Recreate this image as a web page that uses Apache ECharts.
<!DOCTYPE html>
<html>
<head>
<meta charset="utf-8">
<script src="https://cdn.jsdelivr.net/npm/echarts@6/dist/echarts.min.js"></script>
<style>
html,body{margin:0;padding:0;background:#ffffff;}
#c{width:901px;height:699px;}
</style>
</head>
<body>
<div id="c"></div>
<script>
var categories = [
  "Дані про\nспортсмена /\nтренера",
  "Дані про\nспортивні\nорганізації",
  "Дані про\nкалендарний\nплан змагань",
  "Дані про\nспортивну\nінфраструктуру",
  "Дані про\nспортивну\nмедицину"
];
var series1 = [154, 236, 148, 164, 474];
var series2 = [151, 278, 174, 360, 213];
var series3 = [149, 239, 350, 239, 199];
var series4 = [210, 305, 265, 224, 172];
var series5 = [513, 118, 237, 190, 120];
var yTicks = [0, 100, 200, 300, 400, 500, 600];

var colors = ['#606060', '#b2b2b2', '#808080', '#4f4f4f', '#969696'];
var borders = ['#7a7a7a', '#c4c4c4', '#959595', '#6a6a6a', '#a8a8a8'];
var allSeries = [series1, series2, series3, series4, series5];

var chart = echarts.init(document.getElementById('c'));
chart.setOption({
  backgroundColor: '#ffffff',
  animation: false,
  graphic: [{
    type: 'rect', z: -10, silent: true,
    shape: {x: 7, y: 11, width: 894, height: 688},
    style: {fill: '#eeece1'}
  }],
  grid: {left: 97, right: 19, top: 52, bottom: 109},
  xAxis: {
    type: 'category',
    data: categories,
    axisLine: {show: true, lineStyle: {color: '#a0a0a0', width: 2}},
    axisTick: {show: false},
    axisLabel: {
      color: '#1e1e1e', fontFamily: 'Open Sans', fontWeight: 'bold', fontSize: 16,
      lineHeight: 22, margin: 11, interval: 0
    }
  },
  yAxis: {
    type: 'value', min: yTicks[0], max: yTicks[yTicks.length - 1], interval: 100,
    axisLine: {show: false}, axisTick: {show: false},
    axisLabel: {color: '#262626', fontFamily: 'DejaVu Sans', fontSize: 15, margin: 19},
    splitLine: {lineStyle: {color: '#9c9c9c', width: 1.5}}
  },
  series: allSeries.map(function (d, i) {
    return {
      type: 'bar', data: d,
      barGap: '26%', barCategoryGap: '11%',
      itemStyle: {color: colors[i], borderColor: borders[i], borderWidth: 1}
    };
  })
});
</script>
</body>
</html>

============================================================

§ **The problem**: Only the lines from the start of the data to the line holding "var allSeries = [series1, series2, series3, series4, series5];" are wanted; return them exactly, both ends included.

§ **Answer to the problem**:
Recreate this image as a web page that uses Apache ECharts.
<!DOCTYPE html>
<html>
<head>
<meta charset="utf-8">
<script src="https://cdn.jsdelivr.net/npm/echarts@6/dist/echarts.min.js"></script>
<style>
html,body{margin:0;padding:0;background:#ffffff;}
#c{width:901px;height:699px;}
</style>
</head>
<body>
<div id="c"></div>
<script>
var categories = [
  "Дані про\nспортсмена /\nтренера",
  "Дані про\nспортивні\nорганізації",
  "Дані про\nкалендарний\nплан змагань",
  "Дані про\nспортивну\nінфраструктуру",
  "Дані про\nспортивну\nмедицину"
];
var series1 = [154, 236, 148, 164, 474];
var series2 = [151, 278, 174, 360, 213];
var series3 = [149, 239, 350, 239, 199];
var series4 = [210, 305, 265, 224, 172];
var series5 = [513, 118, 237, 190, 120];
var yTicks = [0, 100, 200, 300, 400, 500, 600];

var colors = ['#606060', '#b2b2b2', '#808080', '#4f4f4f', '#969696'];
var borders = ['#7a7a7a', '#c4c4c4', '#959595', '#6a6a6a', '#a8a8a8'];
var allSeries = [series1, series2, series3, series4, series5];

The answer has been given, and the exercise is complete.